## What is needed
Please output the data below exactly as given, starting at its first line and stopping after the line that contains "height = H - margin.top".

## Data excerpt
☆ ☆ ☆ ☆ ☆ ☆ ☆
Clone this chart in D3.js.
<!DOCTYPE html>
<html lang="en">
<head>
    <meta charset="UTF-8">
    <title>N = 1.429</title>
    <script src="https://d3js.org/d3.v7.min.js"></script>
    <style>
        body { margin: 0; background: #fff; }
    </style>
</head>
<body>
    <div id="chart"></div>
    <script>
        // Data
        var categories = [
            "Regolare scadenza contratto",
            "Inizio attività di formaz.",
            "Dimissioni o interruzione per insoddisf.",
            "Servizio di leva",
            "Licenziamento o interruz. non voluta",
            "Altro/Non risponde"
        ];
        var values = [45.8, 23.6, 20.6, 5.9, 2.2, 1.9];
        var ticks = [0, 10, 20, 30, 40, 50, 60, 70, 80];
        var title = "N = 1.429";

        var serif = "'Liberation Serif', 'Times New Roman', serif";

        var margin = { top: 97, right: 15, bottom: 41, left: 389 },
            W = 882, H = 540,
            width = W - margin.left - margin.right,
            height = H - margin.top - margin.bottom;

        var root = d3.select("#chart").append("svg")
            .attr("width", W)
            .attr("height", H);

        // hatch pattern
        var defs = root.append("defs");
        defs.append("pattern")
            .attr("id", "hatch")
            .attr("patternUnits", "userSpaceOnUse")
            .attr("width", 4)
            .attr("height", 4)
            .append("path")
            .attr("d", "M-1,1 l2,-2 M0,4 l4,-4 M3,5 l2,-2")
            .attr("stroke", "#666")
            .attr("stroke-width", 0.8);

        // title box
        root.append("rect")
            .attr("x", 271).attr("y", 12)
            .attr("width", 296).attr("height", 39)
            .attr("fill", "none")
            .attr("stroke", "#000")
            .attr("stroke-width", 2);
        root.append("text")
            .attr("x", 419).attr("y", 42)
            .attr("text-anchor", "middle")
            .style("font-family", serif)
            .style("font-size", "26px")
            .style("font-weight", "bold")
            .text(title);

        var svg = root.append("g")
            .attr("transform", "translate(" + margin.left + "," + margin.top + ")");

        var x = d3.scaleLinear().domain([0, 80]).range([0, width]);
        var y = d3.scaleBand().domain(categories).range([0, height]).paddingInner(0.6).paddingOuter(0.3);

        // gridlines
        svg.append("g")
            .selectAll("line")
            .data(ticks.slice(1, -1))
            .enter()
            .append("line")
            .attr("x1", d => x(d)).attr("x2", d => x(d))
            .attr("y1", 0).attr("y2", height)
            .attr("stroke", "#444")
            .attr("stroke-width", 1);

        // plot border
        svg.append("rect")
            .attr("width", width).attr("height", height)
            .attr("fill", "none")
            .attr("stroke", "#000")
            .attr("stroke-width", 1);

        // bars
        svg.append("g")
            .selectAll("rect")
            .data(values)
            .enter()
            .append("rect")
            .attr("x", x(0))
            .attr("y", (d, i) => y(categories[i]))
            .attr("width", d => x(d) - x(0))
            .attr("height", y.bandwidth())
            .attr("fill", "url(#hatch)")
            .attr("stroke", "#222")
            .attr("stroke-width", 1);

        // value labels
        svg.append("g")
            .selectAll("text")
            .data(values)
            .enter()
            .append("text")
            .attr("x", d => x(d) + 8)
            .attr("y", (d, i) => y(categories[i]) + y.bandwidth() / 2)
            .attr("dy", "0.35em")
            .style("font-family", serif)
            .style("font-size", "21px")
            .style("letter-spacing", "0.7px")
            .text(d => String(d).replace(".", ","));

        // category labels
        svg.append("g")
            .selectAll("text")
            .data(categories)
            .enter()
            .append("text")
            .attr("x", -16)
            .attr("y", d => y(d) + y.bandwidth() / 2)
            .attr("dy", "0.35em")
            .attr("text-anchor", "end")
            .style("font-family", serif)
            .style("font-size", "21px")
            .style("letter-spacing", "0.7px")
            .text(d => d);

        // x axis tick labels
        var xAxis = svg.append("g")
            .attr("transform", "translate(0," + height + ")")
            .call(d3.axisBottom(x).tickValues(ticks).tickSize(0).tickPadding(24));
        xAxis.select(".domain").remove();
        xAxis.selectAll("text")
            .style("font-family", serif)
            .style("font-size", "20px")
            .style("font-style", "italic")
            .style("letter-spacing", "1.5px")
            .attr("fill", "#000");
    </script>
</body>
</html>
☆ ☆ ☆ ☆ ☆ ☆ ☆
## Expected output
Clone this chart in D3.js.
<!DOCTYPE html>
<html lang="en">
<head>
    <meta charset="UTF-8">
    <title>N = 1.429</title>
    <script src="https://d3js.org/d3.v7.min.js"></script>
    <style>
        body { margin: 0; background: #fff; }
    </style>
</head>
<body>
    <div id="chart"></div>
    <script>
        // Data
        var categories = [
            "Regolare scadenza contratto",
            "Inizio attività di formaz.",
            "Dimissioni o interruzione per insoddisf.",
            "Servizio di leva",
            "Licenziamento o interruz. non voluta",
            "Altro/Non risponde"
        ];
        var values = [45.8, 23.6, 20.6, 5.9, 2.2, 1.9];
        var ticks = [0, 10, 20, 30, 40, 50, 60, 70, 80];
        var title = "N = 1.429";

        var serif = "'Liberation Serif', 'Times New Roman', serif";

        var margin = { top: 97, right: 15, bottom: 41, left: 389 },
            W = 882, H = 540,
            width = W - margin.left - margin.right,
            height = H - margin.top - margin.bottom;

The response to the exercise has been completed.